Итак, позади семь часов полета, а сейчас экипаж и самолет оказались в плотном кольце оршан. Предоставив "на растерзание" толпе Пруссиса и Панасюка, Сикорский и Лавров пошли осмотреть поле, на котором приземлился самолет. Результаты осмотра не радовали. Во-первых, поле было явно коротковатым для взлета перегруженного самолета. Во-вторых, оно ограничивалось с одной стороны лесом, а с другой – обрывом к реке, сразу за которой начинался город. Плохо было и то, что от леса к реке поле имело небольшой уклон, что при наступившем жарком летнем дне (в жару моторы теряют часть своей мощности) исключало всякую возможность взлета в направлении леса – разбега "в гору". Летчики решают взлетать в направлении реки.
Заправку машины завершили только к двум часам дня. С помощью любопытствующей толпы закатили самолет в самый дальний угол поля, а в начале третьего пополудни экипаж поднялся на борт машины.
Взлет был, прямо скажем, очень опасным. Тяжелая машина медленно набирала скорость. Сикорский оторвал самолет от земли, когда до обрыва оставалось несколько метров. Машина грузно просела к поверхности реки, но все же начала медленно набирать высоту. Гигант надсадно прогудел своими моторами над самыми крышами прибрежных домов, изрядно напугав их обитателей. Наконец летчики облегченно вздохнули: опасность миновала, "Муромец" устойчиво летел и даже понемногу набирал высоту.

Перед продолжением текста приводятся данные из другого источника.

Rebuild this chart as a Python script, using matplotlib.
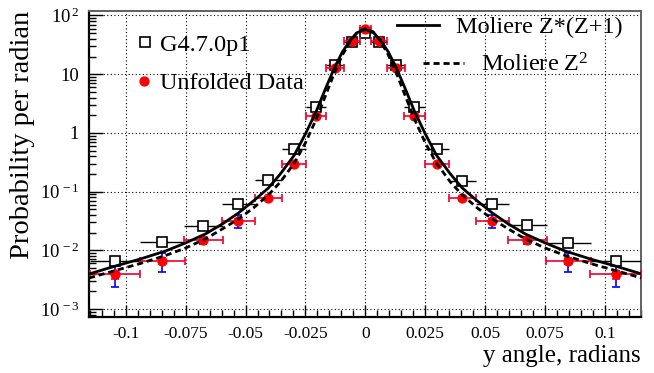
import numpy as np
import matplotlib

matplotlib.use("Agg")
import matplotlib.pyplot as plt
from matplotlib.lines import Line2D

plt.rcParams["font.family"] = ["Liberation Serif", "DejaVu Serif"]
plt.rcParams["mathtext.fontset"] = "stix"

# bin centres and half widths (radians)
x_centres = [-0.1044, -0.0847, -0.0676, -0.0530, -0.0405, -0.0298, -0.0205, -0.0128, -0.0057, 0.0,
             0.0057, 0.0128, 0.0205, 0.0298, 0.0405, 0.0530, 0.0676, 0.0847, 0.1044]
x_halfwidth = [0.0105, 0.0093, 0.0080, 0.0068, 0.0056, 0.0050, 0.0042, 0.00375, 0.00335, 0.0023,
               0.00335, 0.00375, 0.0042, 0.0050, 0.0056, 0.0068, 0.0080, 0.0093, 0.0105]

# G4.7.0p1 simulation
g4_values = [0.0066, 0.0137, 0.026, 0.0615, 0.156, 0.526, 2.73, 14.2, 35.8, 49.8,
             35.8, 14.2, 2.73, 0.526, 0.151, 0.0615, 0.027, 0.0132, 0.00666]

# unfolded data
data_values = [0.0039, 0.00665, 0.015, 0.0319, 0.0769, 0.295, 1.96, 12.9, 37.3, 58.2,
               37.3, 12.9, 1.96, 0.295, 0.0769, 0.0319, 0.015, 0.00665, 0.0039]
data_stat_err = [0.0015, 0.0023, 0.002, 0.0075, 0.004, 0.012, 0.06, 0.35, 0.9, 1.4,
                 0.9, 0.35, 0.06, 0.012, 0.004, 0.0075, 0.002, 0.0023, 0.0015]
data_syst_err = [0.0006, 0.0008, 0.001, 0.002, 0.003, 0.01, 0.05, 0.3, 0.8, 1.2,
                 0.8, 0.3, 0.05, 0.01, 0.003, 0.002, 0.001, 0.0008, 0.0006]

# Moliere curves, read at |angle| (symmetric about 0)
curve_abs_x = [0.0, 0.00334, 0.00626, 0.0096, 0.01293, 0.01669, 0.02044, 0.02503, 0.02962, 0.03546,
               0.04047, 0.04672, 0.05298, 0.05966, 0.06675, 0.0751, 0.0834, 0.0939, 0.1043, 0.1153]
moliere_zz1 = [57.7, 51.3, 38.2, 23.9, 12.8, 5.6, 2.36, 0.958, 0.42, 0.20,
               0.115, 0.0692, 0.0432, 0.0281, 0.019, 0.0133, 0.00972, 0.00711, 0.0054, 0.00395]
moliere_z2 = [60.0, 52.4, 36.8, 21.2, 10.5, 4.25, 1.73, 0.673, 0.307, 0.146,
              0.0875, 0.0526, 0.0341, 0.0231, 0.0156, 0.0109, 0.00815, 0.00596, 0.00453, 0.00337]

x_ticks = [-0.1, -0.075, -0.05, -0.025, 0, 0.025, 0.05, 0.075, 0.1]
x_tick_labels = ["-0.1", "-0.075", "-0.05", "-0.025", "0", "0.025", "0.05", "0.075", "0.1"]
y_ticks = [1e-3, 1e-2, 1e-1, 1, 10, 100]
y_tick_labels = [r"$\mathregular{10^{\,-3}}$", r"$\mathregular{10^{\,-2}}$", r"$\mathregular{10^{\,-1}}$",
                 "1", "10", r"$\mathregular{10^{\,2}}$"]

x_title = "y angle, radians"
y_title = "Probability per radian"
label_g4 = "G4.7.0p1"
label_data = "Unfolded Data"
label_zz1 = "Moliere Z*(Z+1)"
label_z2 = r"Moliere Z$\mathregular{^{2}}$"


def symmetric(xs, ys):
    xs = np.asarray(xs)
    ys = np.asarray(ys)
    return np.concatenate([-xs[:0:-1], xs]), np.concatenate([ys[:0:-1], ys])


W, H = 654, 373
fig = plt.figure(figsize=(W / 100, H / 100), dpi=100)
left, right, top, bottom = 89, 641, 11, 316.7
ax = fig.add_axes([left / W, 1 - bottom / H, (right - left) / W, (bottom - top) / H])

ax.set_yscale("log")
ax.set_xlim(-0.1153, 0.115)
ax.set_ylim(7.4e-4, 119.3)

ax.grid(True, which="major", color="black", linestyle=(0, (1, 2.2)), linewidth=0.8)

ax.errorbar(x_centres, g4_values, xerr=x_halfwidth, fmt="s", ms=6.6, mfc="white", mec="black",
            mew=1.2, ecolor="black", elinewidth=1.0, capsize=0, zorder=3)
ax.errorbar(x_centres, data_values, yerr=data_stat_err, fmt="none", ecolor="#0000ff",
            elinewidth=1.2, capsize=3, capthick=1.2, zorder=4)
ax.errorbar(x_centres, data_values, xerr=x_halfwidth, yerr=data_syst_err, fmt="o", ms=6.4,
            color="red", mec="red", ecolor="#f00030", elinewidth=1.2, capsize=3, capthick=1.2,
            zorder=5)

cx, cy = symmetric(curve_abs_x, moliere_zz1)
ax.plot(cx, cy, color="black", lw=2.0, zorder=6)
cx, cy = symmetric(curve_abs_x, moliere_z2)
ax.plot(cx, cy, color="black", lw=2.0, ls=(0, (2.2, 1.4)), zorder=6)

ax.set_xticks(x_ticks)
ax.set_xticklabels(x_tick_labels)
ax.set_xticks(np.arange(-0.115, 0.1151, 0.005), minor=True)
ax.set_yticks(y_ticks)
ax.set_yticklabels(y_tick_labels)
ax.tick_params(which="both", direction="in", top=False, right=False)
ax.tick_params(axis="x", which="major", length=9, width=1, pad=7, labelsize=12.5)
ax.tick_params(axis="x", which="minor", length=5, width=1)
ax.tick_params(axis="y", which="major", length=10, width=1, pad=7, labelsize=13.5)
ax.tick_params(axis="y", which="minor", length=5, width=1)

for side in ("left", "bottom"):
    ax.spines[side].set_linewidth(1.6)
    ax.spines[side].set_color("black")
for side in ("top", "right"):
    ax.spines[side].set_linewidth(1.4)
    ax.spines[side].set_color("#606060")

ax.set_xlabel(x_title, fontsize=18, loc="right", labelpad=2)
ax.set_ylabel(y_title, fontsize=20.5, loc="top", labelpad=3)

# legend keys, placed in axes fraction
tr = ax.transAxes
ax.add_line(Line2D([0.1014], [0.9002], transform=tr, marker="s", ms=6.6, mfc="white", mec="black",
                   mew=1.2, ls="none", zorder=7))
ax.text(0.1286, 0.8692, label_g4, transform=tr, fontsize=17.5, va="baseline", zorder=7)
ax.add_line(Line2D([0.0996], [0.771], transform=tr, marker="o", ms=6.4, color="red", ls="none", zorder=7))
ax.text(0.1286, 0.7439, label_data, transform=tr, fontsize=17.5, va="baseline", zorder=7)
ax.add_line(Line2D([0.558, 0.634], [0.9526, 0.9526], transform=tr, color="black", lw=2.0, zorder=7))
ax.text(0.664, 0.9264, label_zz1, transform=tr, fontsize=17.5, va="baseline", zorder=7)
ax.add_line(Line2D([0.605, 0.680], [0.829, 0.829], transform=tr, color="black", lw=2.0,
                   ls=(0, (2.2, 1.4)), zorder=7))
ax.text(0.710, 0.8014, label_z2, transform=tr, fontsize=17.5, va="baseline", zorder=7)

fig.savefig("out.png", dpi=100)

Вскоре пришла новая беда, пожалуй, самая серьезная за перелет. От правого мотора, скорее всего из-за сильной болтанки, отсоединился шланг подачи горючего. Свободно вытекающая струя бензина тут же загорелась. Вдоль крыла, за мотором забушевало пламя.
Летчики знают, что страшнее пожара в воздухе нет ничего. Выскочивший из кабины на крыло Панасюк попытался прекратить течь горючего, но был сам облит бензином и тут же вспыхнул. Положение спас Лавров: окатив Панасюка из огнетушителя, он сумел быстро перекрыть кран подачи горючего. Огонь утих. А Сикорский тем временем искал подходящую для вынужденной посадки площадку: самолет терял и без того небольшую высоту полета.

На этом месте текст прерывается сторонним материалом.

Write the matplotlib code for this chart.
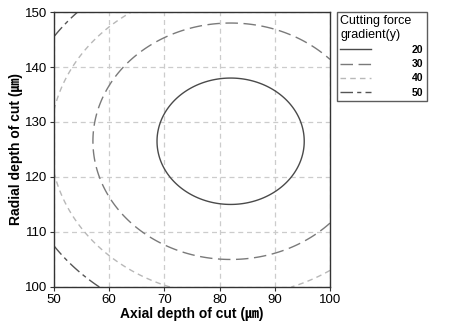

Сели на ржаное поле. Против ожидания вполне удачно. И хотя ремонт машины занял не более часа, Игорь Иванович принял решение заночевать на месте вынужденной посадки: оставалось очень мало времени до наступления сумерек.
Вечером развели (подальше от самолета) костерок – благо продовольственная проблема не стояла: население близлежащих деревень прибывало и прибывало, принося всевозможные крестьянские деликатесы. Состоялась импровизированная "конференция у костра". По воспоминаниям Сикорского, на некоторые вопросы он, главный конструктор самолета, ответить не смог. Например, далеко не всем было ясно, как можно махать в полете такими большими крыльями.
К полуночи испортилась погода. По фюзеляжу и крыльям самолета забарабанил дождь. Появилось опасение, что раскисшая земля не позволит взлететь, однако все обошлось благополучно, и с рассветом "Муромец" взял курс на Киев. На этом, завершающем, участке перелета блеснул своим штурманским мастерством Лавров. Несколько часов пришлось лететь в облаках и над ними при практически полном отсутствии видимости. Поэтому предупреждение Лаврова о том, что самолет подходит к Киеву и пора переводить машину на снижение, показалось совершенно неправдоподобным. Игорь Иванович, заняв пилотское кресло, начал планирование. Без малого целый километр по высоте самолет снижался в дождевой облачности. В кабине – тишина. Экипаж напряжен до предела. Поводов для тревоги хоть отбавляй: не ясно, где летит самолет; не ясно, что под самолетом – холмы или равнина, лес, поле или населенный пункт; не ясно, есть или нет просвет между нижней кромкой облаков и поверхностью земли.
Какова же была радость экипажа, когда на высоте чуть более 300 метров "Муромец" вышел из облачности, а внизу, прямо по курсу, несмотря на хмурую погоду, влажно сверкали золотые купола Киево-Печерской лавры. Самолет вышел из облачности прямо над центром города.
Сикорский уверенно ведет машину на Куреневский аэродром. Пролетая над своим домом, Игорь Иванович покачал крыльями гиганта, как бы здороваясь с родными. Вскоре красавец-корабль замер на аэродроме. В тот же день к вечеру Киевское общество воздухоплавания приветствовало экипаж. Командиру преподнесли лавровый венок с надписью. "Славному витязю русского воздушного океана Игорю Сикорскому". А самолет стал именоваться "Ильей Муромцем Киевским".